| Exercise instructions |
Exclude the pictures and return every line exactly as written.

___ Data block

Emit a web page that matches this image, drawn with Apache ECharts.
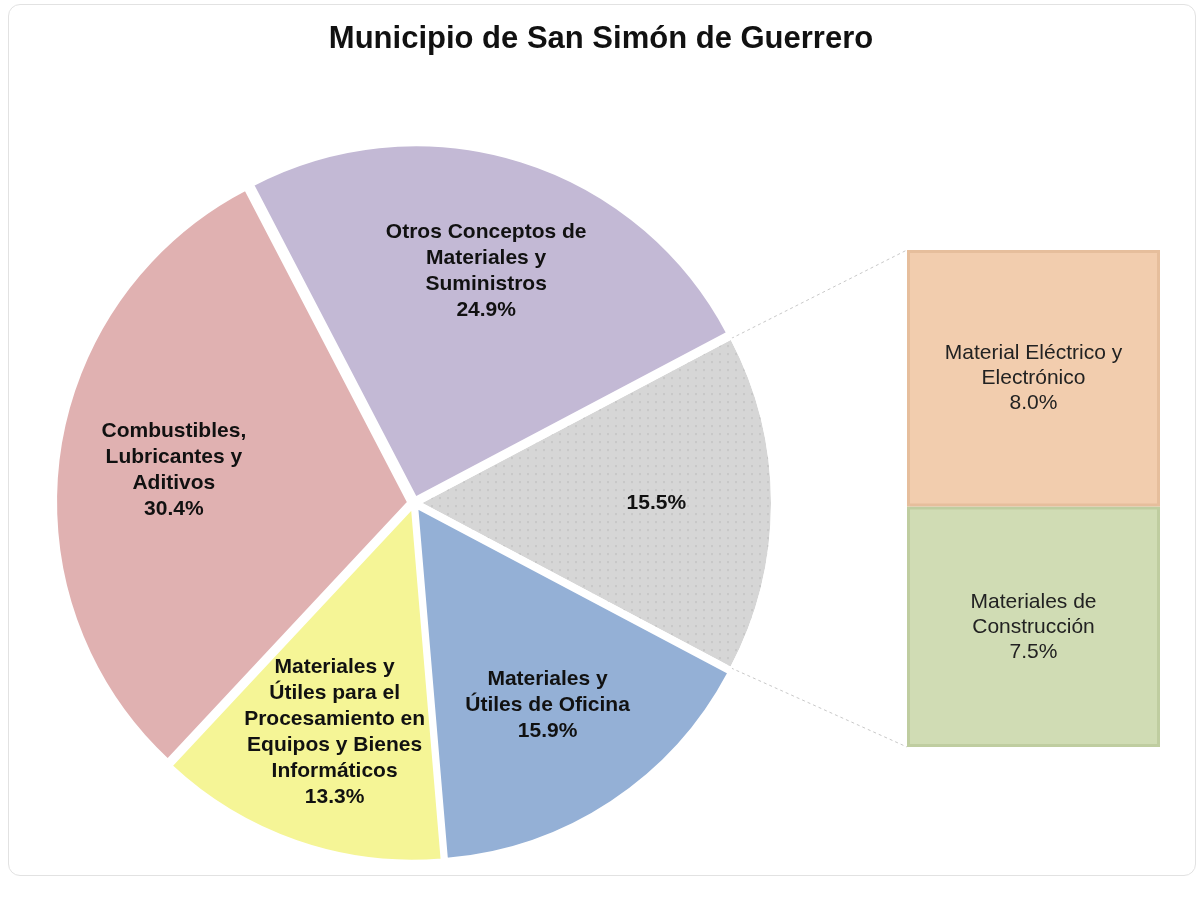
<!DOCTYPE html>
<html>
<head>
<meta charset="utf-8">
<script src="https://cdn.jsdelivr.net/npm/echarts@6/dist/echarts.min.js"></script>
<style>
    html, body { margin: 0; padding: 0; background: #fff; }
    .frame {
        position: absolute; left: 8px; top: 4px; width: 1186px; height: 870px;
        border: 1px solid #e2e2e2; border-radius: 12px;
    }
    #chart { position: absolute; left: 0; top: 0; width: 1202px; height: 901px; }
</style>
</head>
<body>
<div class="frame"></div>
<div id="chart"></div>
<script>
// datos del gráfico
const pieNames = [
    'Otros Conceptos de\nMateriales y\nSuministros',
    '',
    'Materiales y\nÚtiles de Oficina',
    'Materiales y\nÚtiles para el\nProcesamiento en\nEquipos y Bienes\nInformáticos',
    'Combustibles,\nLubricantes y\nAditivos'
];
const pieValues = [24.9, 15.5, 15.9, 13.3, 30.4];
const pieColors = ['#C3B9D5', '#D6D6D6', '#94B0D6', '#F5F596', '#E0B1B1'];

const barNames = ['Materiales de\nConstrucción', 'Material Eléctrico y\nElectrónico'];
const barValues = [7.5, 8.0];
const barColors = ['#D0DCB4', '#F2CDAE'];

const center = [414, 503];
const R = 352;
const explode = 6;
const startAngle = 117.5;
const barBox = { left: 907, top: 250, right: 1160, bottom: 747 };

const chart = echarts.init(document.getElementById('chart'));

const pieData = pieValues.map((v, i) => ({
    name: pieNames[i],
    value: v,
    selected: true,
    itemStyle: i === 1 ? {
        color: pieColors[i],
        decal: { symbol: 'circle', symbolSize: 0.5, color: 'rgba(180,180,180,0.5)', dashArrayX: 4, dashArrayY: 4 }
    } : { color: pieColors[i] }
}));

// ángulos del sector "otros" para las líneas de conexión
const total = pieValues.reduce((a, b) => a + b, 0);
const a1 = startAngle - pieValues[0] / total * 360;
const a2 = a1 - pieValues[1] / total * 360;
const rad = d => d * Math.PI / 180;
const mid = rad((a1 + a2) / 2);
const cx = center[0] + explode * Math.cos(mid), cy = center[1] - explode * Math.sin(mid);
const p1 = [cx + R * Math.cos(rad(a1)), cy - R * Math.sin(rad(a1))];
const p2 = [cx + R * Math.cos(rad(a2)), cy - R * Math.sin(rad(a2))];

const labelFmt = p => (p.name ? p.name + '\n' : '') + p.value.toFixed(1) + '%';

chart.setOption({
    title: {
        text: 'Municipio de San Simón de Guerrero',
        left: 'center',
        top: 19,
        textStyle: { fontFamily: 'Liberation Sans', fontSize: 31, fontWeight: 'bold', color: '#111' }
    },
    grid: {
        left: barBox.left, top: barBox.top,
        right: 1202 - barBox.right, bottom: 901 - barBox.bottom
    },
    xAxis: { type: 'category', data: ['otros'], show: false },
    yAxis: { type: 'value', min: 0, max: 15.5, show: false },
    series: [
        {
            type: 'pie',
            center: center,
            radius: [0, R],
            startAngle: startAngle,
            clockwise: true,
            selectedMode: 'multiple',
            selectedOffset: explode,
            silent: true,
            data: pieData,
            itemStyle: { borderColor: '#fff', borderWidth: 2 },
            label: { show: false },
            labelLine: { show: false }
        },
        {
            // serie transparente solo para colocar las etiquetas más afuera
            type: 'pie',
            z: 5,
            center: center,
            radius: [R * 0.36, R],
            startAngle: startAngle,
            clockwise: true,
            silent: true,
            data: pieValues.map((v, i) => ({ name: pieNames[i], value: v })),
            itemStyle: { color: 'rgba(0,0,0,0)' },
            label: {
                show: true,
                position: 'inside',
                formatter: labelFmt,
                fontFamily: 'Liberation Sans',
                fontSize: 21,
                fontWeight: 'bold',
                lineHeight: 26,
                color: '#111'
            },
            labelLine: { show: false }
        },
        ...barValues.map((v, i) => ({
            type: 'bar',
            stack: 'otros',
            name: barNames[i],
            barWidth: '100%',
            silent: true,
            data: [v],
            itemStyle: { color: barColors[i], borderColor: i ? '#E6BE9C' : '#BFCDA0', borderWidth: 3 },
            label: {
                show: true,
                position: 'inside',
                formatter: p => barNames[i] + '\n' + p.value.toFixed(1) + '%',
                fontFamily: 'Liberation Sans',
                fontSize: 21,
                lineHeight: 25,
                color: '#222'
            }
        }))
    ],
    graphic: [
        {
            type: 'line',
            shape: { x1: p1[0], y1: p1[1], x2: barBox.left, y2: barBox.top },
            style: { stroke: '#c8c8c8', lineWidth: 1, lineDash: [3, 3] }
        },
        {
            type: 'line',
            shape: { x1: p2[0], y1: p2[1], x2: barBox.left, y2: barBox.bottom },
            style: { stroke: '#c8c8c8', lineWidth: 1, lineDash: [3, 3] }
        }
    ]
});
</script>
</body>
</html>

______

| Exercise result |
Emit a web page that matches this image, drawn with Apache ECharts.
<!DOCTYPE html>
<html>
<head>
<meta charset="utf-8">
<script src="https://cdn.jsdelivr.net/npm/echarts@6/dist/echarts.min.js"></script>
<style>
    html, body { margin: 0; padding: 0; background: #fff; }
    .frame {
        position: absolute; left: 8px; top: 4px; width: 1186px; height: 870px;
        border: 1px solid #e2e2e2; border-radius: 12px;
    }
    #chart { position: absolute; left: 0; top: 0; width: 1202px; height: 901px; }
</style>
</head>
<body>
<div class="frame"></div>
<div id="chart"></div>
<script>
// datos del gráfico
const pieNames = [
    'Otros Conceptos de\nMateriales y\nSuministros',
    '',
    'Materiales y\nÚtiles de Oficina',
    'Materiales y\nÚtiles para el\nProcesamiento en\nEquipos y Bienes\nInformáticos',
    'Combustibles,\nLubricantes y\nAditivos'
];
const pieValues = [24.9, 15.5, 15.9, 13.3, 30.4];
const pieColors = ['#C3B9D5', '#D6D6D6', '#94B0D6', '#F5F596', '#E0B1B1'];

const barNames = ['Materiales de\nConstrucción', 'Material Eléctrico y\nElectrónico'];
const barValues = [7.5, 8.0];
const barColors = ['#D0DCB4', '#F2CDAE'];

const center = [414, 503];
const R = 352;
const explode = 6;
const startAngle = 117.5;
const barBox = { left: 907, top: 250, right: 1160, bottom: 747 };

const chart = echarts.init(document.getElementById('chart'));

const pieData = pieValues.map((v, i) => ({
    name: pieNames[i],
    value: v,
    selected: true,
    itemStyle: i === 1 ? {
        color: pieColors[i],
        decal: { symbol: 'circle', symbolSize: 0.5, color: 'rgba(180,180,180,0.5)', dashArrayX: 4, dashArrayY: 4 }
    } : { color: pieColors[i] }
}));

// ángulos del sector "otros" para las líneas de conexión
const total = pieValues.reduce((a, b) => a + b, 0);
const a1 = startAngle - pieValues[0] / total * 360;
const a2 = a1 - pieValues[1] / total * 360;
const rad = d => d * Math.PI / 180;
const mid = rad((a1 + a2) / 2);
const cx = center[0] + explode * Math.cos(mid), cy = center[1] - explode * Math.sin(mid);
const p1 = [cx + R * Math.cos(rad(a1)), cy - R * Math.sin(rad(a1))];
const p2 = [cx + R * Math.cos(rad(a2)), cy - R * Math.sin(rad(a2))];

const labelFmt = p => (p.name ? p.name + '\n' : '') + p.value.toFixed(1) + '%';

chart.setOption({
    title: {
        text: 'Municipio de San Simón de Guerrero',
        left: 'center',
        top: 19,
        textStyle: { fontFamily: 'Liberation Sans', fontSize: 31, fontWeight: 'bold', color: '#111' }
    },
    grid: {
        left: barBox.left, top: barBox.top,
        right: 1202 - barBox.right, bottom: 901 - barBox.bottom
    },
    xAxis: { type: 'category', data: ['otros'], show: false },
    yAxis: { type: 'value', min: 0, max: 15.5, show: false },
    series: [
        {
            type: 'pie',
            center: center,
            radius: [0, R],
            startAngle: startAngle,
            clockwise: true,
            selectedMode: 'multiple',
            selectedOffset: explode,
            silent: true,
            data: pieData,
            itemStyle: { borderColor: '#fff', borderWidth: 2 },
            label: { show: false },
            labelLine: { show: false }
        },
        {
            // serie transparente solo para colocar las etiquetas más afuera
            type: 'pie',
            z: 5,
            center: center,
            radius: [R * 0.36, R],
            startAngle: startAngle,
            clockwise: true,
            silent: true,
            data: pieValues.map((v, i) => ({ name: pieNames[i], value: v })),
            itemStyle: { color: 'rgba(0,0,0,0)' },
            label: {
                show: true,
                position: 'inside',
                formatter: labelFmt,
                fontFamily: 'Liberation Sans',
                fontSize: 21,
                fontWeight: 'bold',
                lineHeight: 26,
                color: '#111'
            },
            labelLine: { show: false }
        },
        ...barValues.map((v, i) => ({
            type: 'bar',
            stack: 'otros',
            name: barNames[i],
            barWidth: '100%',
            silent: true,
            data: [v],
            itemStyle: { color: barColors[i], borderColor: i ? '#E6BE9C' : '#BFCDA0', borderWidth: 3 },
            label: {
                show: true,
                position: 'inside',
                formatter: p => barNames[i] + '\n' + p.value.toFixed(1) + '%',
                fontFamily: 'Liberation Sans',
                fontSize: 21,
                lineHeight: 25,
                color: '#222'
            }
        }))
    ],
    graphic: [
        {
            type: 'line',
            shape: { x1: p1[0], y1: p1[1], x2: barBox.left, y2: barBox.top },
            style: { stroke: '#c8c8c8', lineWidth: 1, lineDash: [3, 3] }
        },
        {
            type: 'line',
            shape: { x1: p2[0], y1: p2[1], x2: barBox.left, y2: barBox.bottom },
            style: { stroke: '#c8c8c8', lineWidth: 1, lineDash: [3, 3] }
        }
    ]
});
</script>
</body>
</html>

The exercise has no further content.